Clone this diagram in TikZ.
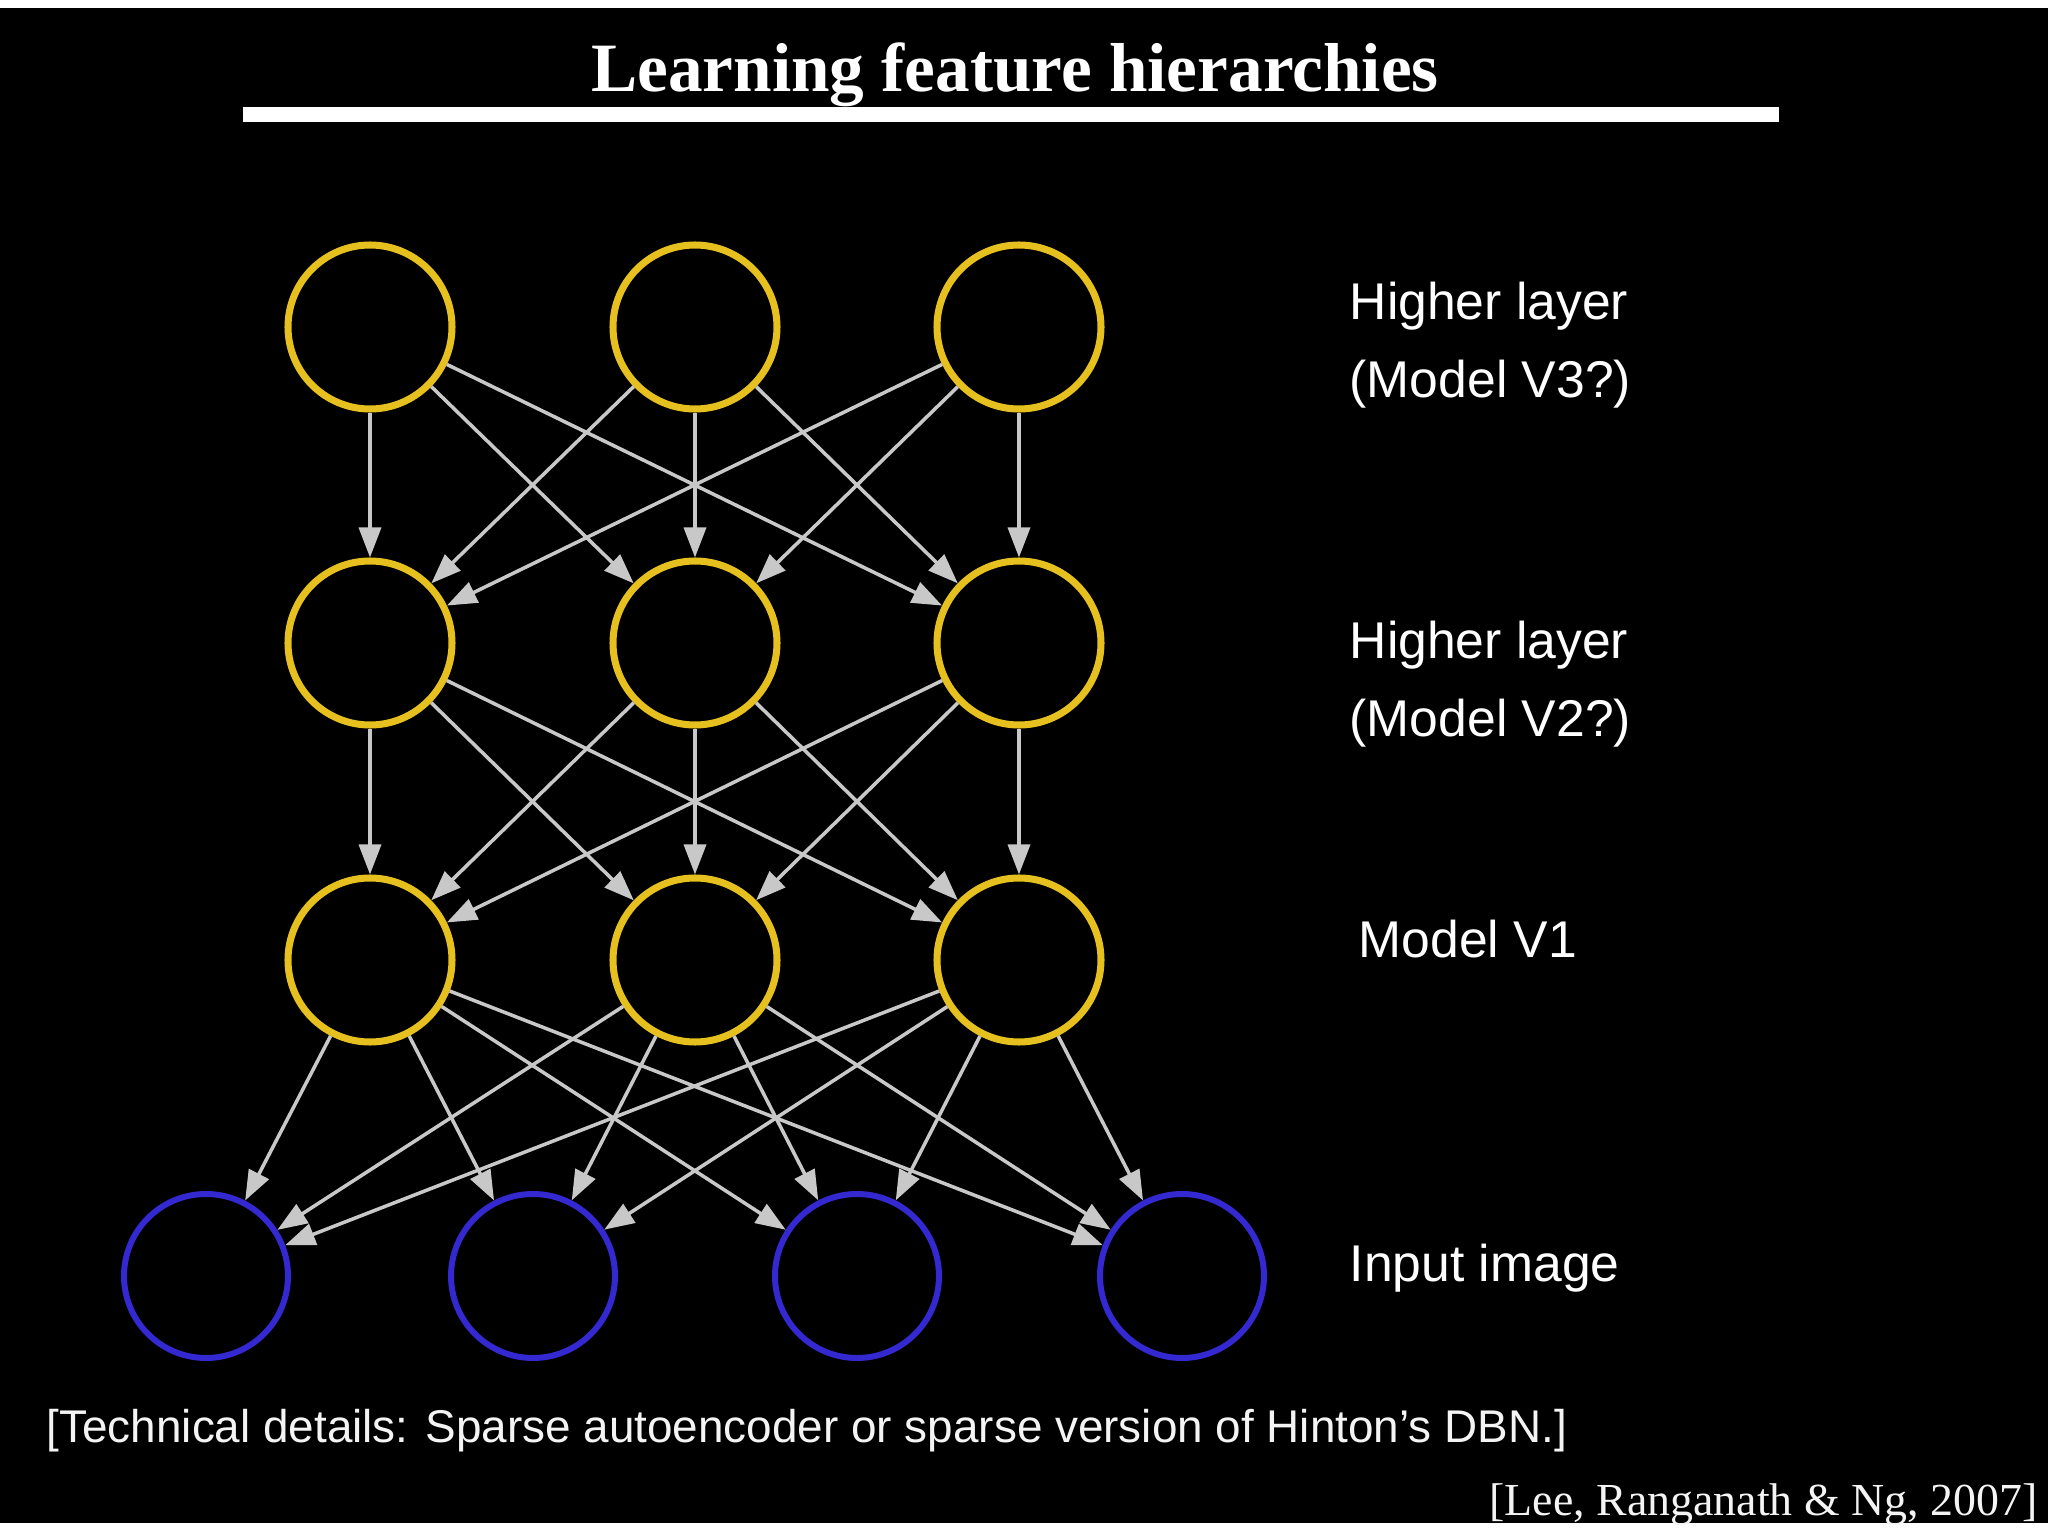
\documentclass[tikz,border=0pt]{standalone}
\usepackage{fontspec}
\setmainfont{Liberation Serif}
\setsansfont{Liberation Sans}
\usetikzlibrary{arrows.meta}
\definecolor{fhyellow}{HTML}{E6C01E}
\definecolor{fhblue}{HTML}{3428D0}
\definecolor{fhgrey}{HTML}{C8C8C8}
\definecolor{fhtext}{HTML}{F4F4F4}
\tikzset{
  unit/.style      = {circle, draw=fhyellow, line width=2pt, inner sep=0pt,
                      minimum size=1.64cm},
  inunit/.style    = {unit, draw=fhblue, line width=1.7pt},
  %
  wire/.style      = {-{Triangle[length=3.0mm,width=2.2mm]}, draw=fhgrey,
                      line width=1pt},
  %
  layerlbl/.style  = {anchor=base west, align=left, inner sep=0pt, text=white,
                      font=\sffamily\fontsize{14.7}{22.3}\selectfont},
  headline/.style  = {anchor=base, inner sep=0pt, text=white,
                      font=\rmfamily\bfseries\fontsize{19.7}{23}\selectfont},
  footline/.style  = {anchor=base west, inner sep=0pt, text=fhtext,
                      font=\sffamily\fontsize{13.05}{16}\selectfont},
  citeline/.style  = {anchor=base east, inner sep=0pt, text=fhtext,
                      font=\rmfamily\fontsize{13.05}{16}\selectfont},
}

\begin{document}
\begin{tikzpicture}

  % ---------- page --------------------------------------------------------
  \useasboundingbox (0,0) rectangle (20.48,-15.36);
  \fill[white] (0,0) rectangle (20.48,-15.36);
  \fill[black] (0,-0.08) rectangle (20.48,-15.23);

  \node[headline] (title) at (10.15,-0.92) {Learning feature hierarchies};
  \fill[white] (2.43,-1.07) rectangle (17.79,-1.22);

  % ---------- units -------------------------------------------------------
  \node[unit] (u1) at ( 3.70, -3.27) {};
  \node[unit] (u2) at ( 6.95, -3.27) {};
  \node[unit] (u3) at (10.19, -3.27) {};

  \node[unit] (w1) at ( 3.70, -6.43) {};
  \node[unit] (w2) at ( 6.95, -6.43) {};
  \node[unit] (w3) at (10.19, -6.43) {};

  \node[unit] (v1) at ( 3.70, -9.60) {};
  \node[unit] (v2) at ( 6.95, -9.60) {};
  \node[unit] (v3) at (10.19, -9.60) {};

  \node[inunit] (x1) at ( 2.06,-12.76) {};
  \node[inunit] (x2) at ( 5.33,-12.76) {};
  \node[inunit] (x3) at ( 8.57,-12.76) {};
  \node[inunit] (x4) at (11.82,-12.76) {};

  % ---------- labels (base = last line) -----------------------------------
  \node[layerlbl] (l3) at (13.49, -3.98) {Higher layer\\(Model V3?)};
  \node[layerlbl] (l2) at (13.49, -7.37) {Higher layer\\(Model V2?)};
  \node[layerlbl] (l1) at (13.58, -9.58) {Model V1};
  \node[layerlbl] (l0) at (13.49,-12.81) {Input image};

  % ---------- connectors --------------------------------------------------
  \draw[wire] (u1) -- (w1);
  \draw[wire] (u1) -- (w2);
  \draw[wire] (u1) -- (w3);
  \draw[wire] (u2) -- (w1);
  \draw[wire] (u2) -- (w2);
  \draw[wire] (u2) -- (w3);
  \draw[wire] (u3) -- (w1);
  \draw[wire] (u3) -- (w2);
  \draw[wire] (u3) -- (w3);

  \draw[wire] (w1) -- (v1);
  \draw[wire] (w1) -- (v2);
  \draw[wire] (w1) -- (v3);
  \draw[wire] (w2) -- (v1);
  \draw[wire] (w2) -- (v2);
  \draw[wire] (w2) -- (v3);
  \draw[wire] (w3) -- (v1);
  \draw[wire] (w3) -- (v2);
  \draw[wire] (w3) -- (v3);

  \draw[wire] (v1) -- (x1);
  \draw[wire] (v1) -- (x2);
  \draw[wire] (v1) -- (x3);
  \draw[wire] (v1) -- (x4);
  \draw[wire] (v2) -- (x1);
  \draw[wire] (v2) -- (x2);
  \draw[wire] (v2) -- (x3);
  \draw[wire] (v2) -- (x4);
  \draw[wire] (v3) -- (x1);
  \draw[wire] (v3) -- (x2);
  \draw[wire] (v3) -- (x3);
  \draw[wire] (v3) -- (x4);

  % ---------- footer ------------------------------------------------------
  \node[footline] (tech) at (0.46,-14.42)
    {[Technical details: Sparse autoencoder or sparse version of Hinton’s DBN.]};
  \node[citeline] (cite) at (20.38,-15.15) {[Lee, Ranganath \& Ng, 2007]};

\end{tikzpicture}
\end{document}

◆ ◆ ◆ ◆

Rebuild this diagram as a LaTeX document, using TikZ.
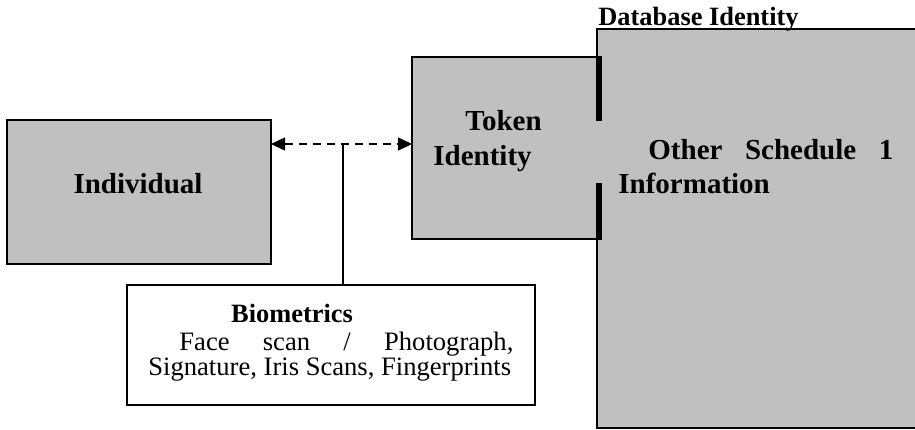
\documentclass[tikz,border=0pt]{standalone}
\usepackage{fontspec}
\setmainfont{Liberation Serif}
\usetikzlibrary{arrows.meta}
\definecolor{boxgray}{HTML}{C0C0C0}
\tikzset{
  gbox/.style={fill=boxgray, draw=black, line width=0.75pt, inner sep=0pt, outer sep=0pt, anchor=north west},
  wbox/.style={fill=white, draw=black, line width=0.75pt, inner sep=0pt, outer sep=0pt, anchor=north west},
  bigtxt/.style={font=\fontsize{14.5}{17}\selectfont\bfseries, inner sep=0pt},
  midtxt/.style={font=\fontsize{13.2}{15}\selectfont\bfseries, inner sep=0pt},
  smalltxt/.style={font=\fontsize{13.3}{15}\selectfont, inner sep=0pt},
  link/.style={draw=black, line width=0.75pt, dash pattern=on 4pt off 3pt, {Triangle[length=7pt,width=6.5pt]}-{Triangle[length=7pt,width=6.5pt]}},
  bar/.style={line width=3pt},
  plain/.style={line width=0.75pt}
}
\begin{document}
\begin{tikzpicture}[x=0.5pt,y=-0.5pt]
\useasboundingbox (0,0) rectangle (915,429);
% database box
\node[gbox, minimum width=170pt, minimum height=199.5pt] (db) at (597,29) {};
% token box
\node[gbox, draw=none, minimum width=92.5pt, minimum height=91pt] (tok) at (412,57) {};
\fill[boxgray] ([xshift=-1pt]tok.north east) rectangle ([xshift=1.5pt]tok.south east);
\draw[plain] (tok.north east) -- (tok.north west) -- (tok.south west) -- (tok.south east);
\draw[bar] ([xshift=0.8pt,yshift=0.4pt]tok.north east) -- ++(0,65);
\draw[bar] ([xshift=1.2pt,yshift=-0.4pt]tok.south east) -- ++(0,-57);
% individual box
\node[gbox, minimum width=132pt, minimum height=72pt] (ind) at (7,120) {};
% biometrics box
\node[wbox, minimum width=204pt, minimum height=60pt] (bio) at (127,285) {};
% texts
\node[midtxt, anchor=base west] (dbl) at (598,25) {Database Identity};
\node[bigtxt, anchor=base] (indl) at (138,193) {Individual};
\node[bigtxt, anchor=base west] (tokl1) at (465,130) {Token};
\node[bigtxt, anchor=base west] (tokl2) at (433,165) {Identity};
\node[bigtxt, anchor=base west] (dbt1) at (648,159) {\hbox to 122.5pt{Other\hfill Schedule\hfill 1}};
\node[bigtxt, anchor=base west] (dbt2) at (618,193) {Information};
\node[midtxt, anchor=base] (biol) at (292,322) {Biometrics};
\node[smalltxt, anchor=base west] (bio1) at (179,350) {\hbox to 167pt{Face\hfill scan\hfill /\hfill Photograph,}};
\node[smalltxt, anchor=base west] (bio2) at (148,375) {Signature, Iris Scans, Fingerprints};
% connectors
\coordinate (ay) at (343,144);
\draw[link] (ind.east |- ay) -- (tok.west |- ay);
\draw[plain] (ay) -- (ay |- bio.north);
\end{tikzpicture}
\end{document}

◆ ◆ ◆ ◆

Given problem
State the count of lines in the data holding the word "diagram", adding nothing to it.

Task result
2